# To be done
Set down the data below from its first line to the line holding "44.9, 35.2, 68.2];", inclusive; omit all pictures.

begin

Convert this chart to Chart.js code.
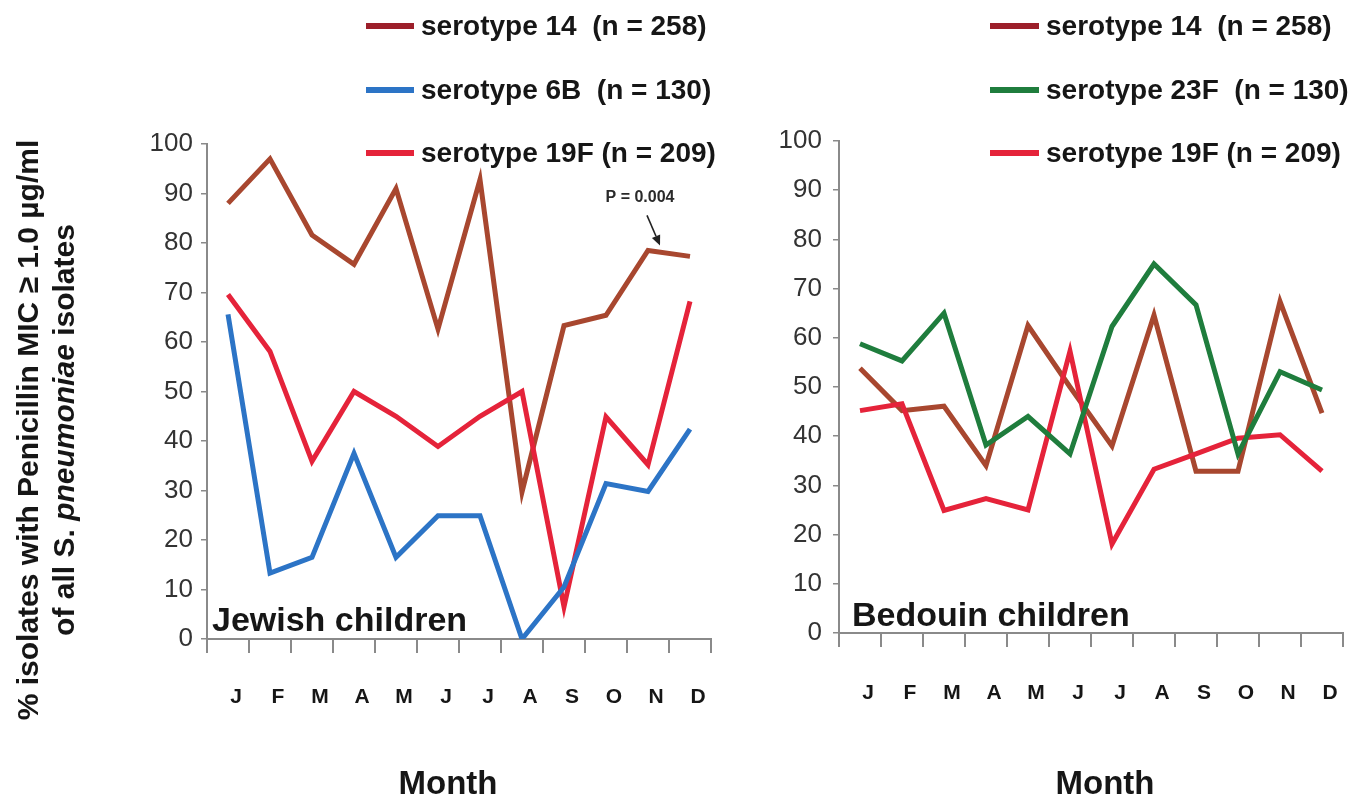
<!DOCTYPE html>
<html>
<head>
<meta charset="utf-8">
<script src="https://cdn.jsdelivr.net/npm/chart.js@4/dist/chart.umd.min.js"></script>
<style>
  html, body { margin: 0; padding: 0; background: #fff; }
  #wrap { position: relative; width: 1370px; height: 802px; overflow: hidden; background: #fff; }
  #jewish { position: absolute; left: 0; top: 0; }
  #bedouin { position: absolute; left: 760px; top: 0; }
</style>
</head>
<body>
<div id="wrap">
  <canvas id="jewish" width="760" height="802"></canvas>
  <canvas id="bedouin" width="610" height="802"></canvas>
</div>
<script>
// Monthly share of isolates with penicillin MIC >= 1.0 ug/ml, by serotype
const months = ['J', 'F', 'M', 'A', 'M', 'J', 'J', 'A', 'S', 'O', 'N', 'D'];

const jewishSero14  = [88, 97, 81.6, 75.7, 91, 62.6, 92.8, 29.7, 63.3, 65.4, 78.5, 77.3];
const jewishSero6B  = [65.6, 13.3, 16.5, 37.5, 16.5, 24.9, 24.9, 0, 10.5, 31.4, 29.8, 42.4];
const jewishSero19F = [69.6, 58.1, 35.9, 50, 45, 38.9, 45, 50, 6.5, 44.9, 35.2, 68.2];

const bedouinSero14  = [53.8, 45.2, 46.1, 34, 62.5, 50, 38, 64.6, 32.9, 32.9, 67.4, 44.7];
const bedouinSero23F = [58.8, 55.3, 65, 38.2, 44, 36.4, 62.3, 75, 66.7, 36.4, 53.1, 49.4];
const bedouinSero19F = [45.2, 46.6, 24.9, 27.3, 25, 57.3, 18.1, 33.3, 36.4, 39.6, 40.3, 32.9];

const jewishLabels  = ['serotype 14  (n = 258)', 'serotype 6B  (n = 130)', 'serotype 19F (n = 209)'];
const bedouinLabels = ['serotype 14  (n = 258)', 'serotype 23F  (n = 130)', 'serotype 19F (n = 209)'];

const yTicks = [0, 10, 20, 30, 40, 50, 60, 70, 80, 90, 100];

const FONT = "'Liberation Sans', Arial, Helvetica, sans-serif";
const INK = '#161616';
const AXIS = '#8a8a8a';
const C = {
  s14: '#A8472F', s14key: '#9C1F2A',
  s6B: '#2C74C6',
  s19F: '#E5233A',
  s23F: '#1F7D3D'
};

function series(label, data, color, keyColor, order) {
  return {
    label, data, order,
    borderColor: color, backgroundColor: color, keyColor,
    borderWidth: 5, pointRadius: 0, pointHoverRadius: 0,
    tension: 0, fill: false, borderJoinStyle: 'miter', borderCapStyle: 'butt'
  };
}

// Legend rows, panel caption, x-axis title and the optional p-value note with its arrow
const panelDecor = {
  id: 'panelDecor',
  afterDraw(chart, args, o) {
    const ctx = chart.ctx;
    ctx.save();
    chart.data.datasets.forEach((ds, i) => {
      const y = o.rows[i];
      ctx.strokeStyle = ds.keyColor || ds.borderColor;
      ctx.lineWidth = 6;
      ctx.lineCap = 'butt';
      ctx.beginPath();
      ctx.moveTo(o.keyX0, y);
      ctx.lineTo(o.keyX1, y);
      ctx.stroke();
      ctx.fillStyle = INK;
      ctx.font = 'bold 28px ' + FONT;
      ctx.textAlign = 'left';
      ctx.textBaseline = 'middle';
      ctx.fillText(ds.label, o.textX, y + 1);
    });

    ctx.font = 'bold 34px ' + FONT;
    ctx.textBaseline = 'alphabetic';
    ctx.fillStyle = INK;
    ctx.fillText(o.caption, o.captionX, o.captionY);

    ctx.font = 'bold 33px ' + FONT;
    ctx.textAlign = 'center';
    ctx.textBaseline = 'middle';
    ctx.fillText(o.axisTitle, o.axisTitleX, o.axisTitleY);

    if (o.note) {
      const n = o.note;
      const xs = chart.scales.x, ys = chart.scales.y;
      const v = chart.data.datasets[n.dataset].data[n.index];
      const tipX = xs.getPixelForValue(n.index) + n.tipDx;
      const tipY = ys.getPixelForValue(v) + n.tipDy;
      const sx = tipX + n.tailDx, sy = tipY + n.tailDy;
      ctx.strokeStyle = '#222';
      ctx.fillStyle = '#222';
      ctx.lineWidth = 1.6;
      const ang = Math.atan2(tipY - sy, tipX - sx);
      const head = 10, half = 4.5;
      const bx = tipX - head * Math.cos(ang), by = tipY - head * Math.sin(ang);
      ctx.beginPath();
      ctx.moveTo(sx, sy);
      ctx.lineTo(bx, by);
      ctx.stroke();
      ctx.beginPath();
      ctx.moveTo(tipX, tipY);
      ctx.lineTo(bx + half * Math.sin(ang), by - half * Math.cos(ang));
      ctx.lineTo(bx - half * Math.sin(ang), by + half * Math.cos(ang));
      ctx.closePath();
      ctx.fill();
      ctx.font = 'bold 16px ' + FONT;
      ctx.fillStyle = '#2a2a2a';
      ctx.textAlign = 'center';
      ctx.textBaseline = 'middle';
      ctx.fillText(n.text, sx + n.textDx, sy + n.textDy);
    }
    ctx.restore();
  }
};

// Two-line rotated y-axis title, with the species name in italics
const yTitle = {
  id: 'yTitle',
  afterDraw(chart, args, o) {
    if (!o || !o.lines) return;
    const ctx = chart.ctx;
    ctx.save();
    ctx.fillStyle = INK;
    o.lines.forEach(line => {
      ctx.save();
      ctx.translate(line.x, o.centerY);
      ctx.rotate(-Math.PI / 2);
      ctx.textAlign = 'left';
      ctx.textBaseline = 'alphabetic';
      const fonts = line.parts.map(p => (p.italic ? 'italic ' : '') + 'bold ' + o.size + 'px ' + FONT);
      let total = 0;
      const widths = line.parts.map((p, i) => {
        ctx.font = fonts[i];
        const w = ctx.measureText(p.text).width;
        total += w;
        return w;
      });
      let x = -total / 2;
      line.parts.forEach((p, i) => {
        ctx.font = fonts[i];
        ctx.fillText(p.text, x, 0);
        x += widths[i];
      });
      ctx.restore();
    });
    ctx.restore();
  }
};

function buildScales(o) {
  return {
    x: {
      type: 'category',
      offset: true,
      grid: { offset: true, drawOnChartArea: false, drawTicks: true, tickLength: 14, color: AXIS, lineWidth: 2 },
      border: { display: true, color: AXIS, width: 2 },
      ticks: {
        font: { family: FONT, size: 21, weight: 'bold' }, color: INK,
        padding: o.xPad, labelOffset: 8, maxRotation: 0, minRotation: 0, autoSkip: false
      },
      title: { display: false },
      afterFit(s) { s.height = o.xHeight; }
    },
    y: {
      min: 0, max: 100,
      afterBuildTicks(s) { s.ticks = yTicks.map(v => ({ value: v })); },
      ticks: { font: { family: FONT, size: 26 }, color: '#333', padding: o.yPad },
      grid: { drawOnChartArea: false, drawTicks: true, tickLength: 6, color: AXIS, lineWidth: 1.5 },
      border: { display: true, color: AXIS, width: 2 },
      afterFit(s) { s.width = 60; }
    }
  };
}

function panel(id, datasets, o, extraPlugins) {
  return new Chart(document.getElementById(id), {
    type: 'line',
    data: { labels: months, datasets },
    options: {
      responsive: false,
      animation: false,
      devicePixelRatio: 1,
      layout: { padding: o.padding },
      scales: buildScales(o),
      plugins: {
        legend: { display: false },
        tooltip: { enabled: false },
        panelDecor: o.decor,
        yTitle: o.yTitle || {}
      }
    },
    plugins: [panelDecor].concat(extraPlugins || [])
  });
}

panel('jewish', [
  series(jewishLabels[0], jewishSero14, C.s14, C.s14key, 3),
  series(jewishLabels[1], jewishSero6B, C.s6B, C.s6B, 1),
  series(jewishLabels[2], jewishSero19F, C.s19F, C.s19F, 2)
], {
  padding: { left: 147, right: 49, top: 144, bottom: 0 },
  xHeight: 163, xPad: 32, yPad: 8,
  decor: {
    rows: [26, 90, 153], keyX0: 366, keyX1: 414, textX: 421,
    caption: 'Jewish children', captionX: 212, captionY: 631,
    axisTitle: 'Month', axisTitleX: 448, axisTitleY: 785,
    note: {
      text: 'P = 0.004', dataset: 0, index: 10,
      tipDx: 12, tipDy: -5, tailDx: -13, tailDy: -30, textDx: -7, textDy: -18
    }
  },
  yTitle: {
    size: 30, centerY: 430,
    lines: [
      { x: 38, parts: [{ text: '% isolates with Penicillin MIC \u2265 1.0 \u00b5g/ml' }] },
      { x: 74, parts: [{ text: 'of all S. ' }, { text: 'pneumoniae', italic: true }, { text: ' isolates' }] }
    ]
  }
}, [yTitle]);

panel('bedouin', [
  series(bedouinLabels[0], bedouinSero14, C.s14, C.s14key, 3),
  series(bedouinLabels[1], bedouinSero23F, C.s23F, C.s23F, 1),
  series(bedouinLabels[2], bedouinSero19F, C.s19F, C.s19F, 2)
], {
  padding: { left: 19, right: 27, top: 141, bottom: 0 },
  xHeight: 169, xPad: 34, yPad: 11,
  decor: {
    rows: [26, 90, 153], keyX0: 230, keyX1: 279, textX: 286,
    caption: 'Bedouin children', captionX: 92, captionY: 626,
    axisTitle: 'Month', axisTitleX: 345, axisTitleY: 785
  }
});
</script>
</body>
</html>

end

# Written answer
Convert this chart to Chart.js code.
<!DOCTYPE html>
<html>
<head>
<meta charset="utf-8">
<script src="https://cdn.jsdelivr.net/npm/chart.js@4/dist/chart.umd.min.js"></script>
<style>
  html, body { margin: 0; padding: 0; background: #fff; }
  #wrap { position: relative; width: 1370px; height: 802px; overflow: hidden; background: #fff; }
  #jewish { position: absolute; left: 0; top: 0; }
  #bedouin { position: absolute; left: 760px; top: 0; }
</style>
</head>
<body>
<div id="wrap">
  <canvas id="jewish" width="760" height="802"></canvas>
  <canvas id="bedouin" width="610" height="802"></canvas>
</div>
<script>
// Monthly share of isolates with penicillin MIC >= 1.0 ug/ml, by serotype
const months = ['J', 'F', 'M', 'A', 'M', 'J', 'J', 'A', 'S', 'O', 'N', 'D'];

const jewishSero14  = [88, 97, 81.6, 75.7, 91, 62.6, 92.8, 29.7, 63.3, 65.4, 78.5, 77.3];
const jewishSero6B  = [65.6, 13.3, 16.5, 37.5, 16.5, 24.9, 24.9, 0, 10.5, 31.4, 29.8, 42.4];
const jewishSero19F = [69.6, 58.1, 35.9, 50, 45, 38.9, 45, 50, 6.5, 44.9, 35.2, 68.2];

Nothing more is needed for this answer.